4)    Cutting Conservation Programs by $6 billion? Really? Like the Senate's farm bill, the Lucas-Peterson proposal cuts conservation programs that flow to all farmers in all parts of the country and benefit consumers in the form of cleaner air and water. Is now the right time to cut voluntary conservation programs? High prices and unlimited insurance subsidies are encouraging farmers to plow up millions of acres of wetlands and grasslands to grow crops.

5)    Anti-Environmental Riders? Really? Reps. Lucas and Peterson included two anti-environmental riders that would gut common sense rules designed to protect water quality and wildlife from pesticides. That's despite the fact that more than a thousand lakes and streams are already too polluted by pesticides to meet clean water standards.

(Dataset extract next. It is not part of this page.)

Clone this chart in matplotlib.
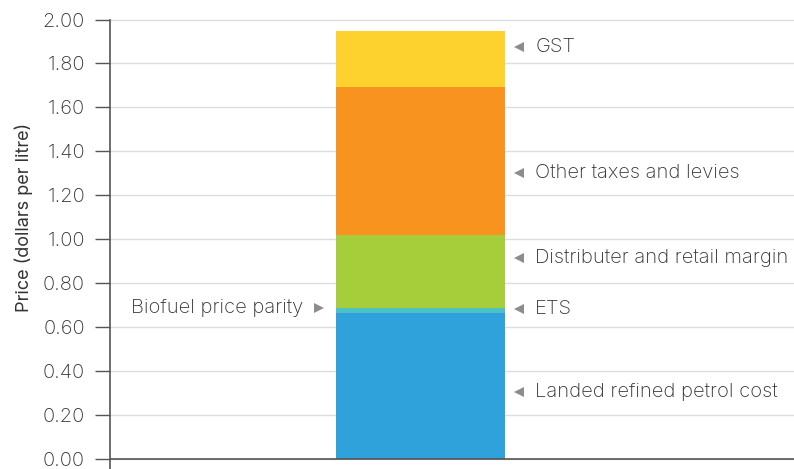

6)    Few incentives for healthy diets? Really? More than one-third of Americans are obese and consumers have said that supporting healthy diets should be the top priority for this farm bill. But the House bill cuts SNAP by $16 billion (20 percent of SNAP purchases go to buy fruits and vegetables) and does not include incentives in the Senate bill to encourage more fruit and vegetable consumption by low-income consumers.

Eliminating direct payments and enacting reasonable reforms to crop insurance would provide farmers with a generous safety net and still meet the committee's deficit reduction goals - without cutting federal assistance to working families and funding for measures that improve the environment. The committee should reject these proposed cuts to anti-hunger and conservation programs, oppose new farm revenue and price guarantees and instead support reasonable reforms to crop insurance subsidies and efforts to promote healthier eating.